Old Catholic Church of the Netherlands
- Also called:
- Jansenist Church of Holland
- Dutch:
- Oud-Katholieke Kerk van Nederland
- Date:
- c. 1700 - present
Old Catholic Church of the Netherlands, small independent Roman Catholic church in the Netherlands that dates from the early 18th century. A schism developed in the Roman Catholic Church in Holland in 1702 when Petrus Codde, archbishop of Utrecht, was accused of heresy for suspected sympathy with Jansenism, a heresy emphasizing God’s grace and predestination, which was condemned by Pope Alexander VII in 1656. Many of the Dutch clergy and laity remained loyal to Codde and left the Roman Catholic Church. Several French Jansenists subsequently settled in Holland and joined the small group of Dutch Jansenists. In 1723 the church elected Cornelius Steenhoven as its bishop, and he was subsequently consecrated by the missionary bishop of Babylon, Dominique-Marie Varlet. The church bases its claim to the apostolic succession of its bishops upon this event.
Though never large, the church continued in Holland and became important in the Old Catholic movement after 1870, when many Roman Catholics disagreed with the decision concerning papal infallibility reached by the First Vatican Council. Groups that left the Roman Catholic Church organized national Catholic churches in several countries and received consecration of their bishops from a bishop of the Jansenist Church of Holland.

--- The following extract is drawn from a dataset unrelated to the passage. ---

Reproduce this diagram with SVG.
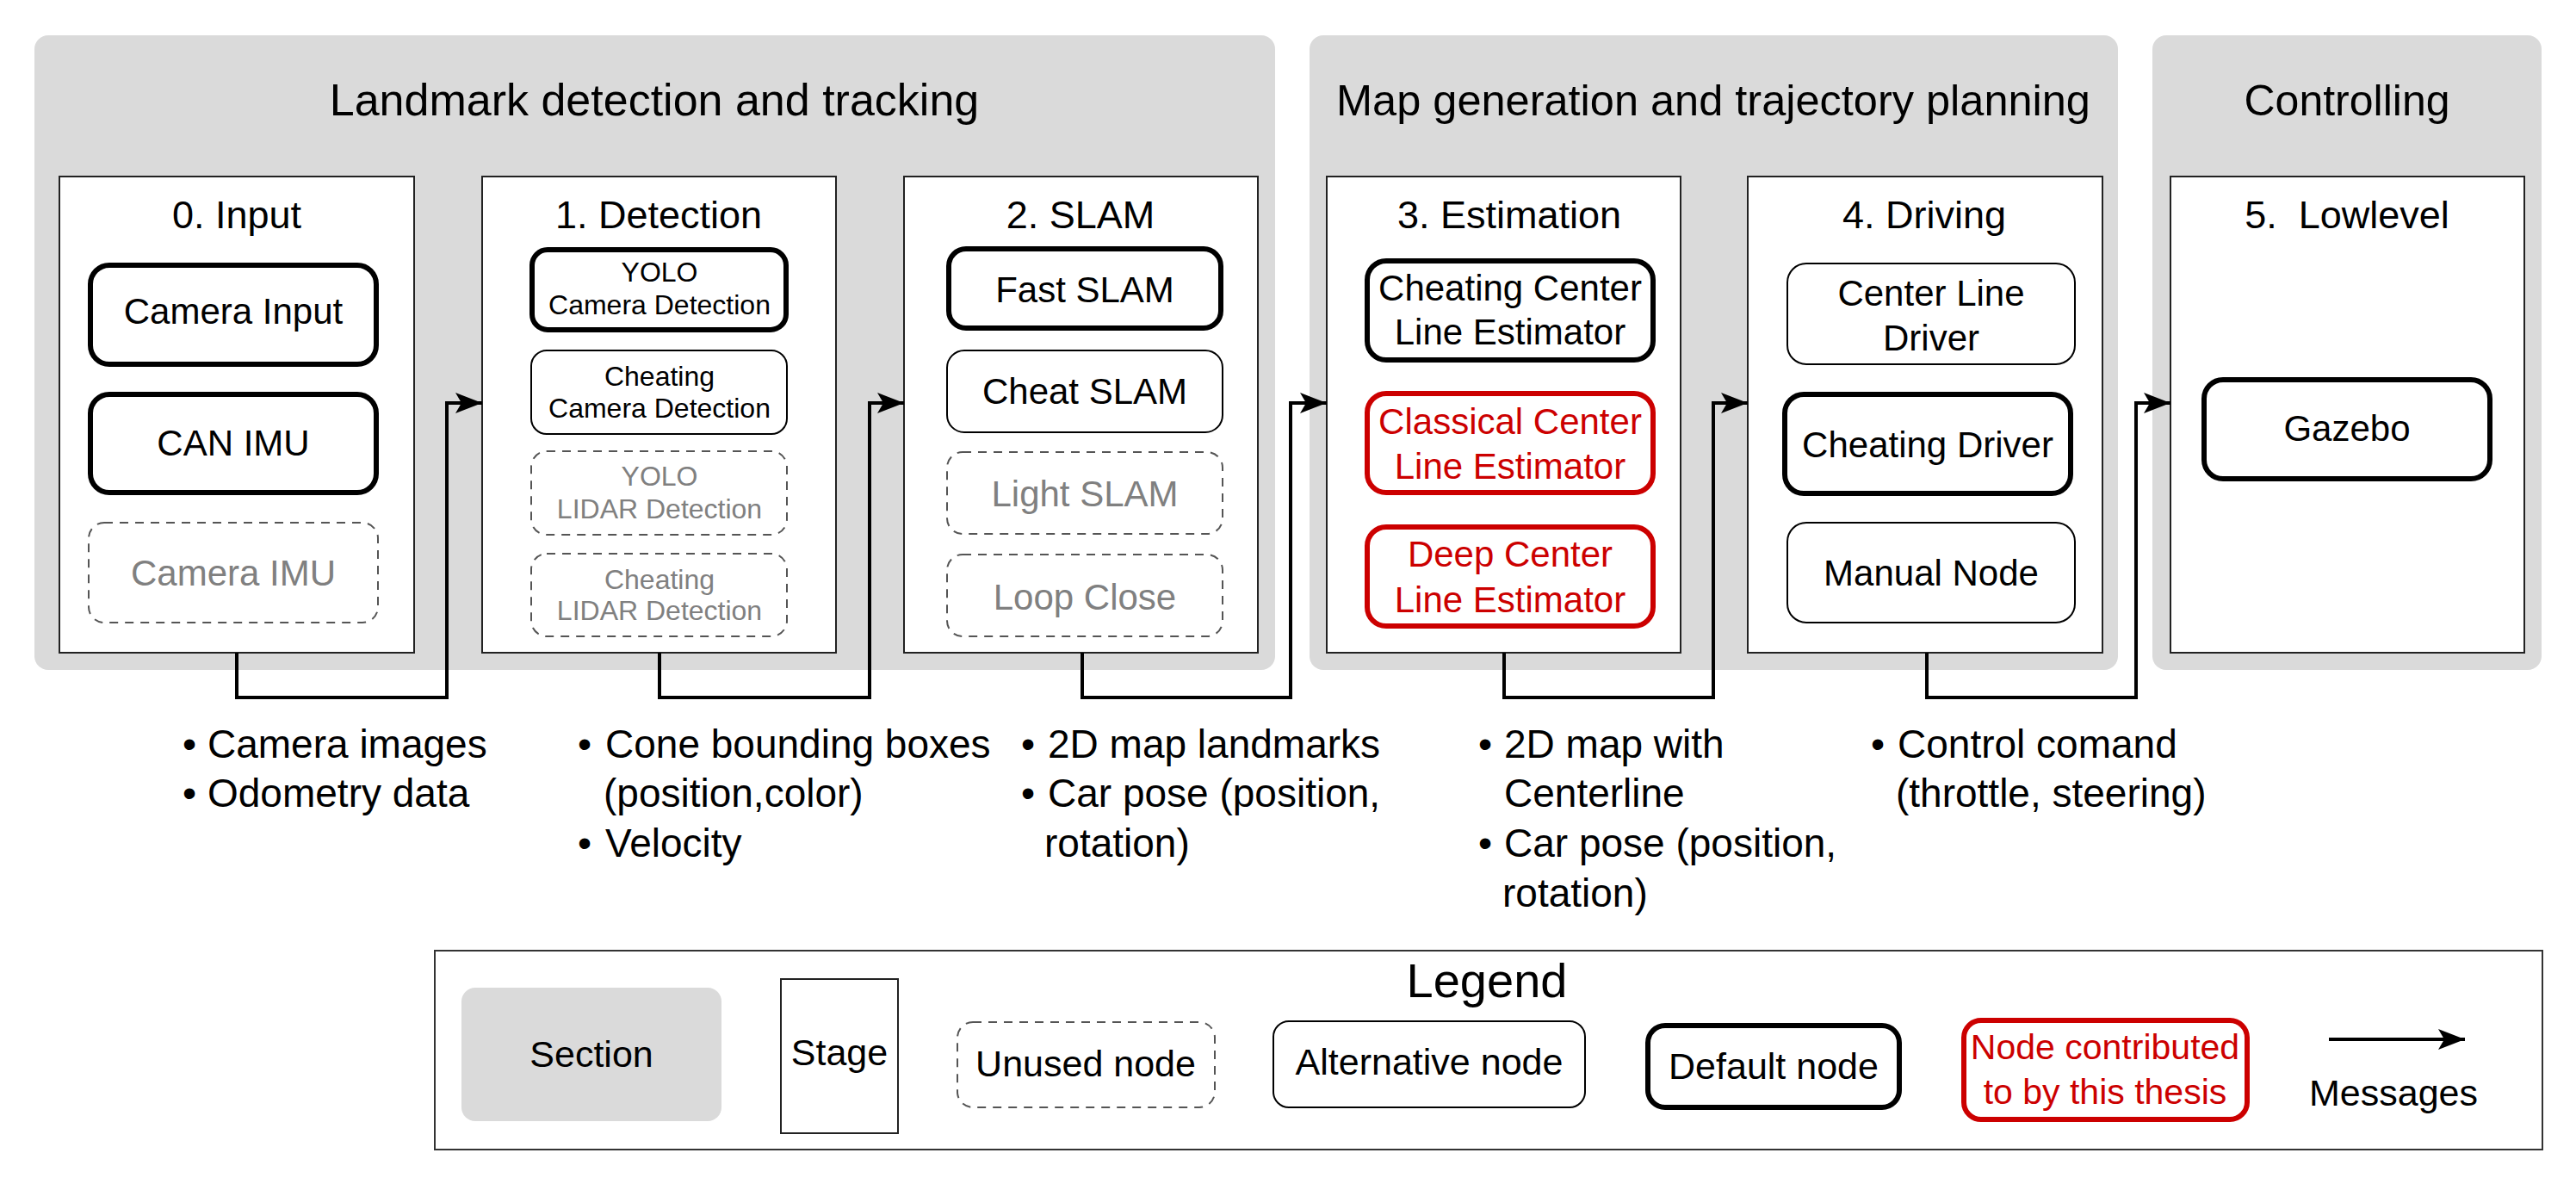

In the 20th century the Old Catholic Church of the Netherlands has an archbishop (at Utrecht) and two bishops (at Deventer and Haarlem). The liturgy has been in the Dutch language since 1910, and in 1922 the requirement of clerical celibacy was discontinued. The archbishop of Utrecht presides at meetings of the Union of Utrecht, an organization formed in 1889 of all Old Catholic bishops, which is accepted as the highest authority for Old Catholics. In the late 20th century the Old Catholic Church of the Netherlands reported 12,000 members.